The Spark of Life required five years to research and write since it deals with the lives of German political prisoners consigned to concentration camps, a subject about which Remarque knew nothing firsthand. Too weak to endure forced labor, the prisoners are installed in a small labor camp where their captors expect them to die within weeks.

The novel focuses upon Skeleton 509 and five other prisoners. Skeleton 509’s real name is Friedrich Koller, a former journalist, who refused to inform on people sought by the Gestapo. The others are Joseph Bucher (the son of a left-wing editor), Ruth Holland (Bucher’s girlfriend), Old Ahasver (an aged survivor of several camps), Leo Lebenthal (a former businessman), and Karel, a Czechoslovakian boy whose parents have died in Nazi gas chambers.

Contrasted with the inmates are their guards, notably the camp commander, Bruno Neubauer. Neubauer was once a minor civil servant who saw Nazism as the route to personal success; he epitomizes the banality of evil. Remarque traces in parallel with the main story the essential elements in the rise of Nazism. Through Surgeon Major Wiese, who conducts deadly medical experiments upon “volunteer” inmates, Remarque adds a dimension of science gone mad.

Remarque’s fictitious labor camp and its inmates form a microcosm of the perversions that characterized the Nazi regime: torture, dismemberment, cruel and bizarre medical experiments, and a grotesque array of other physical and psychological techniques designed to dehumanize “enemies of the state.”

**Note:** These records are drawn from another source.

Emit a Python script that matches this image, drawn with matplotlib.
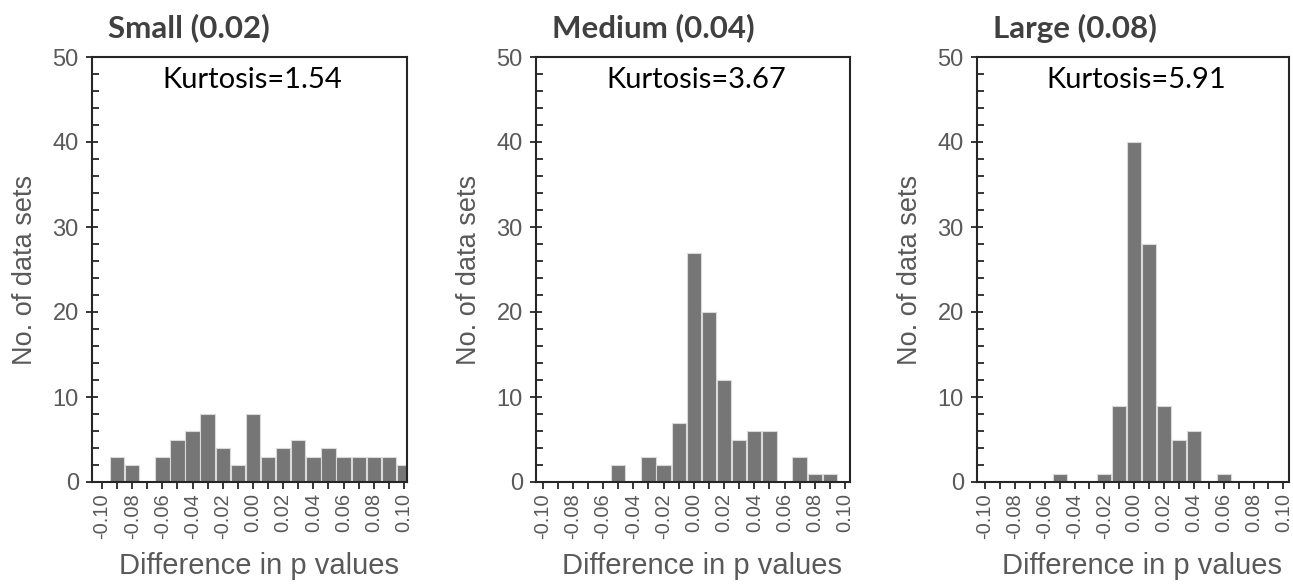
import numpy as np
import matplotlib
matplotlib.use("Agg")
import matplotlib.pyplot as plt
from matplotlib.ticker import MultipleLocator, FixedLocator

# bin centres (difference in p values) and counts per panel
bins = [-0.10, -0.09, -0.08, -0.07, -0.06, -0.05, -0.04, -0.03, -0.02, -0.01, 0.00,
        0.01, 0.02, 0.03, 0.04, 0.05, 0.06, 0.07, 0.08, 0.09, 0.10]
small_counts = [0, 3, 2, 0, 3, 5, 6, 8, 4, 2, 8, 3, 4, 5, 3, 4, 3, 3, 3, 3, 2]
medium_counts = [0, 0, 0, 0, 0, 2, 0, 3, 2, 7, 27, 20, 12, 5, 6, 6, 0, 3, 1, 1, 0]
large_counts = [0, 0, 0, 0, 0, 1, 0, 0, 1, 9, 40, 28, 9, 5, 6, 0, 1, 0, 0, 0, 0]

titles = ["Small (0.02)", "Medium (0.04)", "Large (0.08)"]
kurtosis = ["Kurtosis=1.54", "Kurtosis=3.67", "Kurtosis=5.91"]
xtick_labels = ["-0.10", "-0.08", "-0.06", "-0.04", "-0.02", "0.00",
                "0.02", "0.04", "0.06", "0.08", "0.10"]

W, H = 1293, 584
fig = plt.figure(figsize=(W / 100, H / 100), dpi=100)

# axes boxes in pixels: left, right, top, bottom
boxes = [(92, 407, 57, 482), (536, 850, 57, 482), (977, 1289, 57, 482)]
xlims = [(-0.1066, 0.1020), (-0.1044, 0.1033), (-0.1054, 0.1038)]

bar_col = "#767676"
txt_col = "#595959"
spine_col = "#262626"

for i, counts in enumerate([small_counts, medium_counts, large_counts]):
    l, r, t, b = boxes[i]
    ax = fig.add_axes([l / W, (H - b) / H, (r - l) / W, (b - t) / H])
    ax.bar(bins, counts, width=0.0095, color=bar_col, edgecolor="#d9d9d9", linewidth=0.8)
    ax.set_xlim(*xlims[i])
    ax.set_ylim(0, 50)

    for s in ax.spines.values():
        s.set_color(spine_col)
        s.set_linewidth(1.5)

    ax.yaxis.set_major_locator(MultipleLocator(10))
    ax.yaxis.set_minor_locator(MultipleLocator(2))
    ax.tick_params(axis="y", which="major", direction="inout", length=9, width=1.3,
                   color=spine_col, labelsize=17, labelcolor=txt_col, pad=5)
    ax.tick_params(axis="y", which="minor", direction="in", length=5, width=1.3,
                   color=spine_col)

    ax.xaxis.set_major_locator(FixedLocator(bins[::2]))
    ax.xaxis.set_minor_locator(FixedLocator(bins[1::2]))
    ax.set_xticklabels(xtick_labels, rotation=90)
    ax.tick_params(axis="x", which="both", direction="out", length=5, width=1.3,
                   color=spine_col, labelsize=14.5, labelcolor=txt_col, pad=3)

    ax.set_ylabel("No. of data sets", fontsize=19.5, color=txt_col, va="center")
    ax.yaxis.set_label_coords(-67 / (r - l), 0.5)
    ax.set_xlabel("Difference in p values", fontsize=21, color=txt_col, va="center")
    ax.xaxis.set_label_coords(0.53, -(566 - b) / (b - t))

    ax.text(16 / (r - l), 1 + (t - 28) / (b - t), titles[i], transform=ax.transAxes,
            fontsize=22.5, fontweight="bold", color="#404040", family="Lato",
            ha="left", va="center")
    ax.text(0.51, 1 - (80 - t) / (b - t), kurtosis[i], transform=ax.transAxes,
            fontsize=21, color="black", family="Lato", ha="center", va="center")

    for lab in ax.get_xticklabels() + ax.get_yticklabels():
        lab.set_family("Liberation Sans")
    ax.xaxis.label.set_family("Liberation Sans")
    ax.yaxis.label.set_family("Liberation Sans")

fig.savefig("out.png", dpi=100)
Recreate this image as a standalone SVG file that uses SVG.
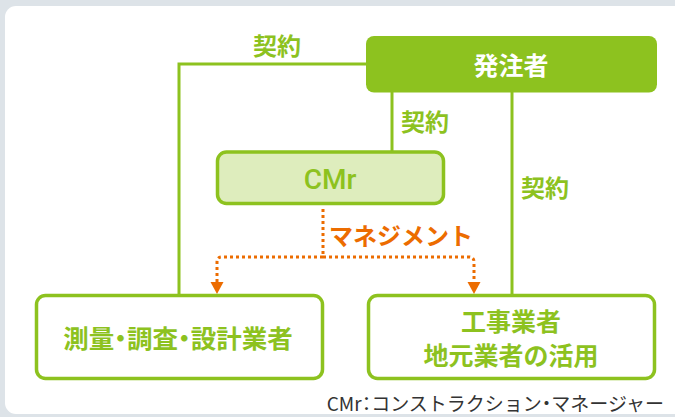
<svg xmlns="http://www.w3.org/2000/svg" width="675" height="417" viewBox="0 0 675 417">
<style>
.jp{font-family:"Noto Sans CJK JP","Noto Sans",sans-serif;}
.palt{font-feature-settings:"palt" 1;}
.lbl{font-size:24px;font-weight:bold;fill:#8dc21f;}
.box{fill:#fff;stroke:#8dc21f;stroke-width:3.5;}
.ln{fill:none;stroke:#8dc21f;stroke-width:3;}
.dot{fill:none;stroke:#ec6c00;stroke-width:3;stroke-dasharray:3 3;}
</style>
<rect x="0" y="0" width="675" height="417" fill="#dde3e8"/>
<rect x="5" y="6" width="700" height="408" rx="11" fill="#fff"/>
<g id="connectors">
<path class="ln" d="M366,64 H179 V295"/>
<path class="ln" d="M392,92 V151"/>
<path class="ln" d="M512,92 V295"/>
<path class="dot" d="M323,209 V257"/>
<path class="dot" d="M323,257 H222 Q217,257 217,262 V283"/>
<path class="dot" d="M323,257 H469 Q474,257 474,262 V283"/>
<path d="M210.5,282 L223.5,282 L217,294 Z" fill="#ec6c00"/>
<path d="M467.5,282 L480.5,282 L474,294 Z" fill="#ec6c00"/>
<text class="jp lbl" x="277" y="55" text-anchor="middle">契約</text>
<text class="jp lbl" x="425" y="131" text-anchor="middle">契約</text>
<text class="jp lbl" x="545" y="197" text-anchor="middle">契約</text>
<text class="jp" x="401" y="245" font-size="24" font-weight="bold" fill="#ec6c00" text-anchor="middle">マネジメント</text>
</g>
<g id="owner">
<rect x="366" y="36" width="291" height="56.5" rx="8" fill="#8dc21f"/>
<text class="jp" x="511" y="75" font-size="25" font-weight="bold" fill="#fff" text-anchor="middle">発注者</text>
</g>
<g id="cmr">
<rect x="217.5" y="152" width="226" height="51.5" rx="9" fill="#deedbd" stroke="#8dc21f" stroke-width="3.5"/>
<text x="330" y="189" font-family="Roboto, 'Liberation Sans', sans-serif" font-size="28" font-weight="500" fill="#8dc21f" text-anchor="middle">CMr</text>
</g>
<g id="survey">
<rect class="box" x="36.5" y="295.5" width="286" height="83" rx="9"/>
<text class="jp palt" x="178" y="348" font-size="25.5" font-weight="bold" fill="#8dc21f" text-anchor="middle">測量・調査・設計業者</text>
</g>
<g id="construction">
<rect class="box" x="368.5" y="295.5" width="286" height="83" rx="9"/>
<text class="jp" x="511" y="331" font-size="25" font-weight="bold" fill="#8dc21f" text-anchor="middle">工事業者</text>
<text class="jp" x="511" y="365" font-size="25" font-weight="bold" fill="#8dc21f" text-anchor="middle">地元業者の活用</text>
</g>
<text x="664" y="411" font-family="'Noto Sans CJK JP', sans-serif" font-size="19" fill="#333" text-anchor="end">CMr<tspan class="palt">：</tspan>コンストラクション<tspan class="palt">・</tspan>マネージャー</text>
</svg>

Against this background, the novel’s impetus stems from the fact that Koller and other inmates realize that the Allied war against Germany is being won. A nearby town, Mellern (modeled precisely on Osnabrück), is bombed by Allied planes. Commandant Neubauer, in anticipation of the camp’s liberation by Allied troops, cosmetically changes its records and appearance. Surgeon Major Wiese no longer kills prisoners who fail to “volunteer” for his experiments. Camp guards become noticeably lenient.

Koller and the others seize the moment and mount a resistance. Koller slays Weber, the German guard who tortured him, and then is slain himself as the camp comes under the guards’ fire. There are survivors, however, like Joseph Bucher and Ruth Holland, whose lives justify the fight and testify to the spark of life that inspired Koller and his comrades to assert their right to exist.